Degenerate Democracy

Majority Rule Differs from Constitutional Democracy

When all the mysticism is stripped away, the people who comprise the government (the legislators, administrators, judges, and policemen), are guided by human interests, desires, beliefs, notions, and prejudices, just like other people. They have neither superhuman wisdom nor extraordinary virtue. Nevertheless, they are expected to render an important service: to protect the life and property of each and every individual. They are to restrain wrongdoers, meet force with force, and punish peace-breakers. Toward that end, they are entrusted with the necessary instruments of coercion: the armed forces, police, and prisons.

Governments may be democratic or totalitarian, pluralistic or monistic, republican or monarchical. The form springs from the common notions of human behavior in society. Belief in a propensity to strife and conflict as a normal condition of human existence gives rise to authoritarian government. If social life consists of unending conflict, of war of all against all, society is in need of an authoritarian government as the best means of regulating the conditions of conflict. In contrast, belief in a harmony of interest of all members of society tends to give rise to limited government that merely seeks to restrain the peacebreakers.

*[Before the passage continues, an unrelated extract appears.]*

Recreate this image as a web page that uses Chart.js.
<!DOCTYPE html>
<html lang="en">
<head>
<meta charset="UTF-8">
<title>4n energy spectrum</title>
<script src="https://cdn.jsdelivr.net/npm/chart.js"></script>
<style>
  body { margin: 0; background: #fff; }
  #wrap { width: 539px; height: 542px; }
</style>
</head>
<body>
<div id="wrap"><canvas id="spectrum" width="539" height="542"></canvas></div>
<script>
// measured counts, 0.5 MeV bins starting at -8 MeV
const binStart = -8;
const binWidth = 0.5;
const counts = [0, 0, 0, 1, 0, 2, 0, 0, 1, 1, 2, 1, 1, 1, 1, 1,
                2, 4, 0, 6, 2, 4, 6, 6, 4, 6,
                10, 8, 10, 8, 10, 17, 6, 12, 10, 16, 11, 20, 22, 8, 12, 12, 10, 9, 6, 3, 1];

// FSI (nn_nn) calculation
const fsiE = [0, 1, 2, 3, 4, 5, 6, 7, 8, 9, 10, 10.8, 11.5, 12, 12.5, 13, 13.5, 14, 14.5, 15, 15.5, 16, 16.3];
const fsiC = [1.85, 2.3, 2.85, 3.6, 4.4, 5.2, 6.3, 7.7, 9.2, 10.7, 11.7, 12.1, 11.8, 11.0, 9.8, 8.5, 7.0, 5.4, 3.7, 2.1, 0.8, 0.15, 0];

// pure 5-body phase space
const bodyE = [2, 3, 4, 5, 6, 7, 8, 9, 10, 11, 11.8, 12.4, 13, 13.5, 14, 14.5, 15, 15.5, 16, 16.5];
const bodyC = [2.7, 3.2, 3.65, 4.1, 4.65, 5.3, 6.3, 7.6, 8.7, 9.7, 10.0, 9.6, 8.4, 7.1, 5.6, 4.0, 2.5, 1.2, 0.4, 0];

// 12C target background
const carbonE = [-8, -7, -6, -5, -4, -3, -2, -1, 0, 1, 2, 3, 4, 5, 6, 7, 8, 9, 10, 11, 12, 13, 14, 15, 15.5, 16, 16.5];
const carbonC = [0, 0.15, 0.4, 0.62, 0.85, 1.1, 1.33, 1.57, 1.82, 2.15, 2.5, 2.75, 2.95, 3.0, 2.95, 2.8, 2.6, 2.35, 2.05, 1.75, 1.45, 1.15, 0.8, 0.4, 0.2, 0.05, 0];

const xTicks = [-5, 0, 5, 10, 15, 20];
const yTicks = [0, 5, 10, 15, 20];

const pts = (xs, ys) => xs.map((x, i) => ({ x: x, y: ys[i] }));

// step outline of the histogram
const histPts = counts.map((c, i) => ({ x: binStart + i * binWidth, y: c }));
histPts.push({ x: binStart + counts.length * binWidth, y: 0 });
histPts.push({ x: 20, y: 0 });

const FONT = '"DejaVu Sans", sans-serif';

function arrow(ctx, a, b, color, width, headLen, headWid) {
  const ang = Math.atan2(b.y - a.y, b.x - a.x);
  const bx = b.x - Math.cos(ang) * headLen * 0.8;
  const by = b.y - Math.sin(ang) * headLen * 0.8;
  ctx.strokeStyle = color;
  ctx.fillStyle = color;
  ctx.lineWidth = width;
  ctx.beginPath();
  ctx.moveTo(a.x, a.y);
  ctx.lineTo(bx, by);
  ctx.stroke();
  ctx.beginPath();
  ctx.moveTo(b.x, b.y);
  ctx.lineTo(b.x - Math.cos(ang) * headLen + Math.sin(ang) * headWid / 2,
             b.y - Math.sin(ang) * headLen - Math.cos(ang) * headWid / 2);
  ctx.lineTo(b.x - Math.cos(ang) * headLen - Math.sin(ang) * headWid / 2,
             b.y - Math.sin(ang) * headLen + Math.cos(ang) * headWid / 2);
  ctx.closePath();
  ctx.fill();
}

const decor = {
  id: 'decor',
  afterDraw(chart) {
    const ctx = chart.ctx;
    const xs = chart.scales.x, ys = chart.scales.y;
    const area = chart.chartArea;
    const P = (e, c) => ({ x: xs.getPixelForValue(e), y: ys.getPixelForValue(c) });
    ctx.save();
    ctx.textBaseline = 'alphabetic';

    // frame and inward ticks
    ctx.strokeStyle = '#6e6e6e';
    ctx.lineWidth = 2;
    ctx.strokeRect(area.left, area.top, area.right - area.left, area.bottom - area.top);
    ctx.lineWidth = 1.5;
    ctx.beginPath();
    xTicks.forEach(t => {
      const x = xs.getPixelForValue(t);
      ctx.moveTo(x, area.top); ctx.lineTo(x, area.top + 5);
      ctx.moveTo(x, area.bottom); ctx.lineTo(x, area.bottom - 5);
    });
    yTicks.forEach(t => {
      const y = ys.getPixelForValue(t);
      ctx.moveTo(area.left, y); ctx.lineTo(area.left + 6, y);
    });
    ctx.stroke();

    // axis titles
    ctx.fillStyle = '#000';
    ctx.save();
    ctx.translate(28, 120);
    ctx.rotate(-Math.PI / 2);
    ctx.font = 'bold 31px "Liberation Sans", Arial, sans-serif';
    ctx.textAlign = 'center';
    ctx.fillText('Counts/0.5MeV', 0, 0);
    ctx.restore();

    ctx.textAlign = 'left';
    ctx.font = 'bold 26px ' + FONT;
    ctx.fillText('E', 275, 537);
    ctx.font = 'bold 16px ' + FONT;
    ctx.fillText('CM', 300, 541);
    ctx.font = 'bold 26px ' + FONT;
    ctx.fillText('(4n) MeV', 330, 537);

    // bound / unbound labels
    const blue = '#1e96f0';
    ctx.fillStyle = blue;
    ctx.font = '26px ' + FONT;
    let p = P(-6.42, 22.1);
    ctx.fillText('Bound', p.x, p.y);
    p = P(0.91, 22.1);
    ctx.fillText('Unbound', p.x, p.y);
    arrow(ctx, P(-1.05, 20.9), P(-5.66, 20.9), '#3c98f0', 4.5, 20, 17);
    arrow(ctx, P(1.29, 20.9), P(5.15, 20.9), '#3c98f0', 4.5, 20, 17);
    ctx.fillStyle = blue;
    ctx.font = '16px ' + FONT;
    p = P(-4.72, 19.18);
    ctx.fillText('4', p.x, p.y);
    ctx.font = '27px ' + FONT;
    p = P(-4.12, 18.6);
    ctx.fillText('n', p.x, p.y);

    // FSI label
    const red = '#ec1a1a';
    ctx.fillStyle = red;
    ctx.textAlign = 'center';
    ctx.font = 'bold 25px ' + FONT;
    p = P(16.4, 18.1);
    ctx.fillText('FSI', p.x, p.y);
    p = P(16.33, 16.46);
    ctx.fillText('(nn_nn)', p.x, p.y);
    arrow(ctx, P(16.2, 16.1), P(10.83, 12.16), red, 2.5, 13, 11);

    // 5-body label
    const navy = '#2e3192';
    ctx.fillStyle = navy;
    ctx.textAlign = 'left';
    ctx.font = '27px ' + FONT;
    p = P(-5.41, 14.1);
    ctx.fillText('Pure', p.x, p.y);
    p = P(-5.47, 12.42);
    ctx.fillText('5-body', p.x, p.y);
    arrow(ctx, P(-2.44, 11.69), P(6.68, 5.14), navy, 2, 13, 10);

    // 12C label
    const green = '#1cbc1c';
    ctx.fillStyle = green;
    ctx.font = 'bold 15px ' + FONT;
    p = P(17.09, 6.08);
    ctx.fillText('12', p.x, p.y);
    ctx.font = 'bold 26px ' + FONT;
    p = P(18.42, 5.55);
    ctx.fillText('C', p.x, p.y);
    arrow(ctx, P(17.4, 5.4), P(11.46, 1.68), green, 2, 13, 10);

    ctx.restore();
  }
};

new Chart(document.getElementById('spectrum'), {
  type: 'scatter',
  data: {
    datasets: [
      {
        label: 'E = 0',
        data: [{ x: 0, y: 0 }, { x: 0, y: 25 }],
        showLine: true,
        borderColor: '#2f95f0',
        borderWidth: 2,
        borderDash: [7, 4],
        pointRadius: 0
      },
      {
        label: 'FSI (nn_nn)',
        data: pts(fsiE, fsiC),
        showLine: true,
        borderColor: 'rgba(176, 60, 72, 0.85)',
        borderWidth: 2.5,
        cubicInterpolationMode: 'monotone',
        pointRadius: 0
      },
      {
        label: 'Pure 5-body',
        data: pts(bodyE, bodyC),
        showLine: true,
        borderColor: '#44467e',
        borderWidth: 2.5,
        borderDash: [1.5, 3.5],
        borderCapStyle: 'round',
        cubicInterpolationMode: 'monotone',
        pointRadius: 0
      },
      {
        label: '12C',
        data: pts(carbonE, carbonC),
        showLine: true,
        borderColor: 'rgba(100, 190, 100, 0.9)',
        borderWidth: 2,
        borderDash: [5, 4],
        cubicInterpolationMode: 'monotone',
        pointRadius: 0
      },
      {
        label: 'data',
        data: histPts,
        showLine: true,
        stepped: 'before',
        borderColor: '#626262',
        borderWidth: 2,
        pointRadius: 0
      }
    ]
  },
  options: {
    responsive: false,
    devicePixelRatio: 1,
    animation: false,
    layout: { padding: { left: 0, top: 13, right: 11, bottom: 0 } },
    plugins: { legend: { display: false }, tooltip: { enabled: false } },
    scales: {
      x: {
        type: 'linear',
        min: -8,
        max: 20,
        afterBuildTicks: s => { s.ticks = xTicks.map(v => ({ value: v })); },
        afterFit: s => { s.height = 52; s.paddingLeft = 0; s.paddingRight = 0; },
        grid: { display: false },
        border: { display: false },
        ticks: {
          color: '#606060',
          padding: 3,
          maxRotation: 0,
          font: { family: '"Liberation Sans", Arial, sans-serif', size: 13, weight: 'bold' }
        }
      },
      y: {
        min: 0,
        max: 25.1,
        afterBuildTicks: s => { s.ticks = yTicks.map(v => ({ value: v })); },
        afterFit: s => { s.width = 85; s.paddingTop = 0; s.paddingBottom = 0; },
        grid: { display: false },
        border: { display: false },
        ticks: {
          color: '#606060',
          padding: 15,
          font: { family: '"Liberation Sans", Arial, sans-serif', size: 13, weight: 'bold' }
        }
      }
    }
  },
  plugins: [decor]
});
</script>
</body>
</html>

No matter what the origin of government may be, the democratic form renders an important service that is lacking in all others forms. It provides a procedure by which individuals acquire power and are removed from power. Democratic government makes lawmakers dependent on the people’s wishes, and thereby facilitates peaceful changes if conflict should occur. Changes are subject to majority rule. Yet, rule by “simple majority” differs from “constitutional democracy” that recognizes certain individual rights and gives them some form of constitutional protection, thereby placing limitations on the whims and wishes of the majority.

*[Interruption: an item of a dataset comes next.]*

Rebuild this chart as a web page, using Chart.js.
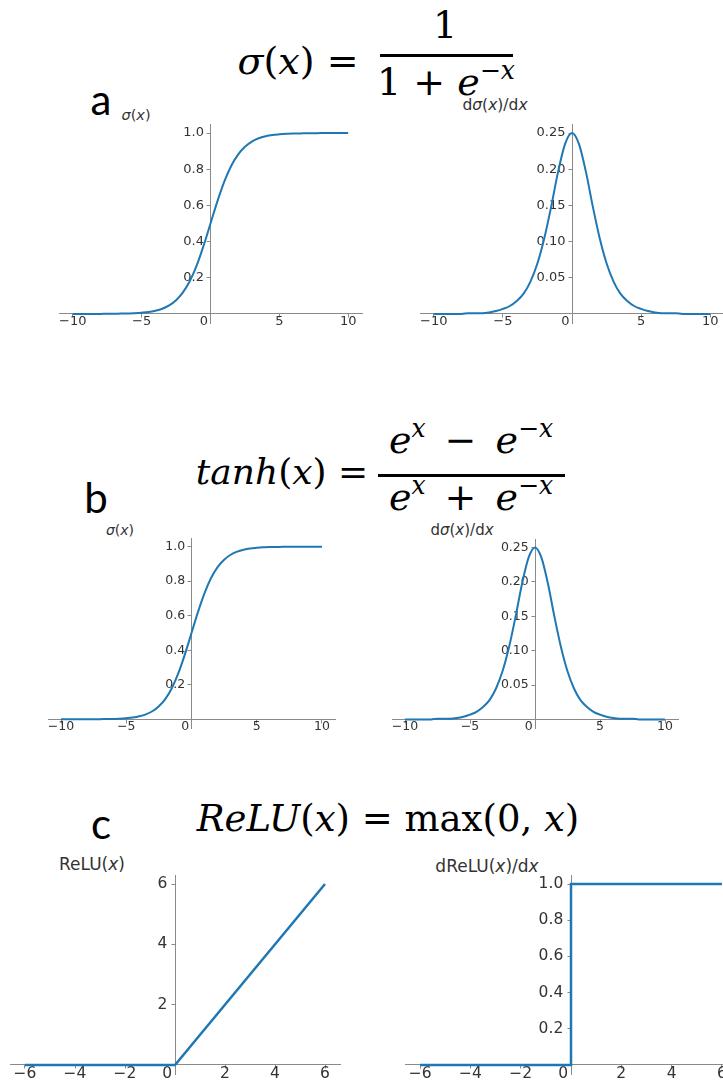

Majority rule inevitably raises the question of the scope and extent of majority power. Should the vote of a simple majority always prevail over the opposition? The advocates of majoritarianism readily answer in the affirmative; any other rule, they argue, enables a minority to frustrate the majority and thus, in a sense, rule and prevail over it. Requirement of more than a simple majority, they maintain, places undesirable obstacles in the way of government.

The opponents of unlimited majority power are quick to reply that Congressional representatives may not express the will of the majority of their constituents; guided by their own interests, they may not vote the wishes of the majority, but rather their own and those of their supporters. They may represent the interests of the largest bloc of voters who may actually constitute a minority of the population, or they may not even know the majority opinion because few voters may bother to form an opinion, which is probably true in most issues confronting legislators.

Strict majoritarianism. tends to destroy the conditions of its own existence wherever the majority routinely violates the basic rights of individuals. It may suppress the basic freedom of expression and association, deny the minority any consideration and weight, deprive it of the right to participate in the political process, and refuse it fair treatment and “due process.” It may even relegate minorities to inferior positions in political, social, and economic life, assign numerous duties and liabilities, and extract from them an inordinate share of their income and wealth. In possession of all the powers of coercion, majoritarian government may blithely ignore and defy the moral laws that proscribe all forms of harm to any and all individuals.

Social peace and harmony can be preserved only if all members of society are free to participate in democratic institutions and are treated equally before the law. Yet, many champions of majoritarianism never tire of criticizing this political and legal equality for being inadequate; they would extend the scope of equality to economic life through “fairer” distribution of income and wealth. They would forcibly reduce economic inequality, although their efforts would necessitate the use of much coercion and violence. After all, people differ in capacity, skill, strength, industry, and health, which necessarily results in unequal income and wealth. Individual inequality, in fact, is a great advantage to both the individual and society, bringing forth man’s division of labor and social cooperation. To enforce equality is to deny human nature and work evil on everyone including those it is supposed to benefit.

A policy designed to enforce economic equality opens the doors for demagoguery and politics at its worst. It invites expedient politicians to stir up the resentment of the poor against the rich so that they may elect the demagogues to positions of power and largess. It appeals to envy and covetousness, and elevates demagoguery to an important device of democratic politics. In the end, politics is likely to become an art of promises, evasions, and systematic pursuit of expedience, making the body politic the primary source of social conflict and strife. All democratic societies have foundered on the rocks of moral decay and domestic strife.

Envy is more irreconcilable than hate. It is the most corroding of all political vices and also a great power in our land. The friends of freedom are content to be envied, but envy not.